** Start of DATA BLOCK **
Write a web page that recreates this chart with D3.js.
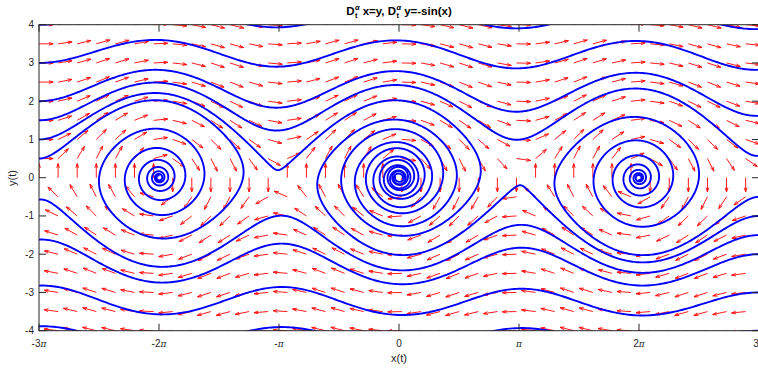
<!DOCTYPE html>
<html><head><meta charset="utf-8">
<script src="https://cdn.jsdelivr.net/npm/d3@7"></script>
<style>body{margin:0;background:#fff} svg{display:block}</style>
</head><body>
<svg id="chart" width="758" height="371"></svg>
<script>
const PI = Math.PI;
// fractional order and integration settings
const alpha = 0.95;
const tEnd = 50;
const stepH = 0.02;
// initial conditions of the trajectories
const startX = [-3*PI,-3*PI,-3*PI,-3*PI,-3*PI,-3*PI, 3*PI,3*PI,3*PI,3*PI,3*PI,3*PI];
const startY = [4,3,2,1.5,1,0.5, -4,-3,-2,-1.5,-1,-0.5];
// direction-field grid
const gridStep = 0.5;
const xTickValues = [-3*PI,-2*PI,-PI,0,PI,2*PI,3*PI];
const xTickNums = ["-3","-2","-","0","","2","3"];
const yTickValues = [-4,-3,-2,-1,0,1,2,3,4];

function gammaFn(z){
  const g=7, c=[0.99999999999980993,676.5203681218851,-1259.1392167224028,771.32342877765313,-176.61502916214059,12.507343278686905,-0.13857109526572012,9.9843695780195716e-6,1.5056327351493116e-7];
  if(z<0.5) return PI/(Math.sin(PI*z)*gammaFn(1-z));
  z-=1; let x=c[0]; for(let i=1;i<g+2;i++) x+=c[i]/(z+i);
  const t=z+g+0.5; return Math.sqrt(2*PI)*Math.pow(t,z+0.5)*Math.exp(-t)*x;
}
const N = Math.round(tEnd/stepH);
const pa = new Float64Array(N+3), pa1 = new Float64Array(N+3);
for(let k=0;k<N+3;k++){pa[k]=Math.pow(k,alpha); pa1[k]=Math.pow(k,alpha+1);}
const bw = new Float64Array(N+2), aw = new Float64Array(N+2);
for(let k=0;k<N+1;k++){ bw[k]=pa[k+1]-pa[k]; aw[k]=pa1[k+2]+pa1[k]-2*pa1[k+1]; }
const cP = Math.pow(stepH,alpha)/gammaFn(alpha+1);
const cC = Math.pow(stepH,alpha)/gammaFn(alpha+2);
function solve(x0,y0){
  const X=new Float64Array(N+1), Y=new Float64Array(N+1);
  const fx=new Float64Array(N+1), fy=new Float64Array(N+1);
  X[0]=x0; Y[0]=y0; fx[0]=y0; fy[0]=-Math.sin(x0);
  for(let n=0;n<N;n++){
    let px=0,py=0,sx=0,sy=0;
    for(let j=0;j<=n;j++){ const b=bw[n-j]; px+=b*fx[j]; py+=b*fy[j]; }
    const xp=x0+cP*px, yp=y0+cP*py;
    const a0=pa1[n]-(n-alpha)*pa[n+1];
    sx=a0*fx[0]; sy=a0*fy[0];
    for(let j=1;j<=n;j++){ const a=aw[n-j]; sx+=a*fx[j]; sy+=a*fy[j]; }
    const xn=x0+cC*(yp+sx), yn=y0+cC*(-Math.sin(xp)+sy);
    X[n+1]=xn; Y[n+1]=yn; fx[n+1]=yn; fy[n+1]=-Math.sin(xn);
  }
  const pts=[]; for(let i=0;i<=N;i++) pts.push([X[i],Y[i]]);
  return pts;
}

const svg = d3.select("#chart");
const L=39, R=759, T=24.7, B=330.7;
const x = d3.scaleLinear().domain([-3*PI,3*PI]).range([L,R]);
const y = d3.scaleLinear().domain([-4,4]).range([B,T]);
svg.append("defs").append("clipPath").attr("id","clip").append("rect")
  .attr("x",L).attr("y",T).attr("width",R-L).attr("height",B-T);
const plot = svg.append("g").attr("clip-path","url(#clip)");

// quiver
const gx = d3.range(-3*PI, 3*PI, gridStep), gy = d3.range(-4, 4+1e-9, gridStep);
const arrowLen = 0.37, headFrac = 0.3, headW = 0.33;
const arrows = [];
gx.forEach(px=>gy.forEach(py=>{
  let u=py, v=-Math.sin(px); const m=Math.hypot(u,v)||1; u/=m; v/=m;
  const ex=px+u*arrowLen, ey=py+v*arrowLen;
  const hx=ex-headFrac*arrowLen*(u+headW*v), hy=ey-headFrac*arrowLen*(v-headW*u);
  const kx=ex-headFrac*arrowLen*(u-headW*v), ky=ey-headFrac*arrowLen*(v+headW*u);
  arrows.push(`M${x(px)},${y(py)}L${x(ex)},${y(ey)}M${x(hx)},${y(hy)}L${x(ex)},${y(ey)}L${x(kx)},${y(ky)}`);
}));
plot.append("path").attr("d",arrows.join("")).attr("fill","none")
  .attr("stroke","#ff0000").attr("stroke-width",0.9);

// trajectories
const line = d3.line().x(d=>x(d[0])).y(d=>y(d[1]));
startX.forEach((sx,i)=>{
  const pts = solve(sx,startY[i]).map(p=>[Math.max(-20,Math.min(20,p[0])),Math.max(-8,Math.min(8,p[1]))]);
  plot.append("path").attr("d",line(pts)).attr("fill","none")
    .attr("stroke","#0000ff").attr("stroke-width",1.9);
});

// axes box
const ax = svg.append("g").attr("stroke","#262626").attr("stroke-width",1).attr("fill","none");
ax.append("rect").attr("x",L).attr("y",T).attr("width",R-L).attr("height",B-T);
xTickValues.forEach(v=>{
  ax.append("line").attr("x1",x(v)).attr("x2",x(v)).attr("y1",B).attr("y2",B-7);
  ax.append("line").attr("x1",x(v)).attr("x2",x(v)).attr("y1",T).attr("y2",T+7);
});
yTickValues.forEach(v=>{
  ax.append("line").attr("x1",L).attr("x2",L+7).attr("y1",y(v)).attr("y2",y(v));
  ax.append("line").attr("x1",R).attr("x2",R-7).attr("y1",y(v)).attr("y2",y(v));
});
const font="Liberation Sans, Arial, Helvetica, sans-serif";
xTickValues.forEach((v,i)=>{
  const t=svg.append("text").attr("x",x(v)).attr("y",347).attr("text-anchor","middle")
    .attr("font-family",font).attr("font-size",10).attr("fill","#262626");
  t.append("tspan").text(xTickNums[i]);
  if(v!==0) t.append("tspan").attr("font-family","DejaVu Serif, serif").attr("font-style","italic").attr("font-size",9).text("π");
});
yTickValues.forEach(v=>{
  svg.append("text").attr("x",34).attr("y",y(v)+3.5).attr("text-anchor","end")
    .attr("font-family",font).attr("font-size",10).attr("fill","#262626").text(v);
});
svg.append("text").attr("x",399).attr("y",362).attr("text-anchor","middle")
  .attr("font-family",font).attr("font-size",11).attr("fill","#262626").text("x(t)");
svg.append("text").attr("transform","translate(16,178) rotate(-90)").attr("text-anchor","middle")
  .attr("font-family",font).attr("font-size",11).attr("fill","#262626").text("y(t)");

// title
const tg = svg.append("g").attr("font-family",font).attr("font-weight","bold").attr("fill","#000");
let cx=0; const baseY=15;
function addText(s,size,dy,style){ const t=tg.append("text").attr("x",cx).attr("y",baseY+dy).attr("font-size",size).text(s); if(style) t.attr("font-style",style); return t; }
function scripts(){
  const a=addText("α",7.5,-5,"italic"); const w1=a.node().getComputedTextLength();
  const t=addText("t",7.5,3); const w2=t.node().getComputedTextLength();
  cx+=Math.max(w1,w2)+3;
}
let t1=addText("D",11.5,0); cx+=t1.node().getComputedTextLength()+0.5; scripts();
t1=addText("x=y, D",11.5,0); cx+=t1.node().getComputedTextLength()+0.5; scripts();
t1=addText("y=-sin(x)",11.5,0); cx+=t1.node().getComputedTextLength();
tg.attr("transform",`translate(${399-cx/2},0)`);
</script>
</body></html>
** End of DATA BLOCK **
## DIRECTIVE
Every line from the top of the material above through the line with "const yTickValues = [-4,-3,-2,-1,0,1,2,3,4];" should be duplicated exactly, please; leave out the pictures.

## WORKED ANSWER
Write a web page that recreates this chart with D3.js.
<!DOCTYPE html>
<html><head><meta charset="utf-8">
<script src="https://cdn.jsdelivr.net/npm/d3@7"></script>
<style>body{margin:0;background:#fff} svg{display:block}</style>
</head><body>
<svg id="chart" width="758" height="371"></svg>
<script>
const PI = Math.PI;
// fractional order and integration settings
const alpha = 0.95;
const tEnd = 50;
const stepH = 0.02;
// initial conditions of the trajectories
const startX = [-3*PI,-3*PI,-3*PI,-3*PI,-3*PI,-3*PI, 3*PI,3*PI,3*PI,3*PI,3*PI,3*PI];
const startY = [4,3,2,1.5,1,0.5, -4,-3,-2,-1.5,-1,-0.5];
// direction-field grid
const gridStep = 0.5;
const xTickValues = [-3*PI,-2*PI,-PI,0,PI,2*PI,3*PI];
const xTickNums = ["-3","-2","-","0","","2","3"];
const yTickValues = [-4,-3,-2,-1,0,1,2,3,4];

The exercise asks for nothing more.